++++ DATA BLOCK

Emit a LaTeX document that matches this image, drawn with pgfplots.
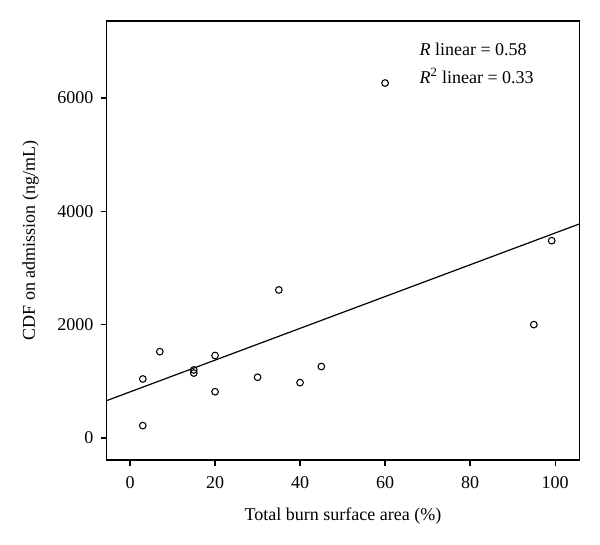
\documentclass[border=0pt]{standalone}
\usepackage{pgfplots}
\pgfplotsset{compat=1.18}
\usepackage{fontspec}
\setmainfont{Liberation Serif}
\begin{document}
\begin{tikzpicture}[x=1pt,y=1pt]
\useasboundingbox (0,0) rectangle (450,408);
\begin{axis}[
  at={(80pt,63pt)}, anchor=south west,
  scale only axis, width=354.5pt, height=329.25pt,
  xmin=-5.5, xmax=105.7, ymin=-390, ymax=7360,
  xtick={0,20,40,60,80,100}, ytick={0,2000,4000,6000},
  axis line style={line width=0.9pt}, 
  tick style={line width=0.9pt, black}, tick align=outside,
  major tick length=4.5pt,
  xtick pos=bottom, ytick pos=left,
  /pgf/number format/1000 sep={},
  /pgf/number format/assume math mode=true,
  tick label style={font=\fontsize{13.5}{16}\selectfont},
  xticklabel style={yshift=-4pt},
  yticklabel style={xshift=-2pt},
  label style={font=\fontsize{13.5}{16}\selectfont},
  xlabel={Total burn surface area (\%)},
  ylabel={CDF on admission (ng/mL)},
  xlabel style={yshift=-8pt},
  ylabel style={yshift=7pt},
  clip=false,
]
\addplot[only marks, mark=o, mark size=2.5pt, mark options={line width=0.8pt, black}] coordinates {
(3,1041) (3,217) (7,1523) (15,1200) (15,1145) (20,1455) (20,815)
(30,1071) (35,2612) (40,976) (45,1260) (60,6265) (95,2000) (99.2,3482)
};
\addplot[black, line width=0.9pt] coordinates {(-5.5,658) (105.7,3777)};
\node[anchor=base west, font=\fontsize{13.5}{16}\selectfont] at (rel axis cs:0.652,0.921) {\textit{R} linear = 0.58};
\node[anchor=base west, font=\fontsize{13.5}{16}\selectfont] at (rel axis cs:0.652,0.858) {\textit{R}\textsuperscript{2} linear = 0.33};
\end{axis}
\end{tikzpicture}
\end{document}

++++++++

WHAT YOU SHOULD DO: Restate the full listing verbatim and drop every picture.

CORRECT RESPONSE:
Emit a LaTeX document that matches this image, drawn with pgfplots.
\documentclass[border=0pt]{standalone}
\usepackage{pgfplots}
\pgfplotsset{compat=1.18}
\usepackage{fontspec}
\setmainfont{Liberation Serif}
\begin{document}
\begin{tikzpicture}[x=1pt,y=1pt]
\useasboundingbox (0,0) rectangle (450,408);
\begin{axis}[
  at={(80pt,63pt)}, anchor=south west,
  scale only axis, width=354.5pt, height=329.25pt,
  xmin=-5.5, xmax=105.7, ymin=-390, ymax=7360,
  xtick={0,20,40,60,80,100}, ytick={0,2000,4000,6000},
  axis line style={line width=0.9pt}, 
  tick style={line width=0.9pt, black}, tick align=outside,
  major tick length=4.5pt,
  xtick pos=bottom, ytick pos=left,
  /pgf/number format/1000 sep={},
  /pgf/number format/assume math mode=true,
  tick label style={font=\fontsize{13.5}{16}\selectfont},
  xticklabel style={yshift=-4pt},
  yticklabel style={xshift=-2pt},
  label style={font=\fontsize{13.5}{16}\selectfont},
  xlabel={Total burn surface area (\%)},
  ylabel={CDF on admission (ng/mL)},
  xlabel style={yshift=-8pt},
  ylabel style={yshift=7pt},
  clip=false,
]
\addplot[only marks, mark=o, mark size=2.5pt, mark options={line width=0.8pt, black}] coordinates {
(3,1041) (3,217) (7,1523) (15,1200) (15,1145) (20,1455) (20,815)
(30,1071) (35,2612) (40,976) (45,1260) (60,6265) (95,2000) (99.2,3482)
};
\addplot[black, line width=0.9pt] coordinates {(-5.5,658) (105.7,3777)};
\node[anchor=base west, font=\fontsize{13.5}{16}\selectfont] at (rel axis cs:0.652,0.921) {\textit{R} linear = 0.58};
\node[anchor=base west, font=\fontsize{13.5}{16}\selectfont] at (rel axis cs:0.652,0.858) {\textit{R}\textsuperscript{2} linear = 0.33};
\end{axis}
\end{tikzpicture}
\end{document}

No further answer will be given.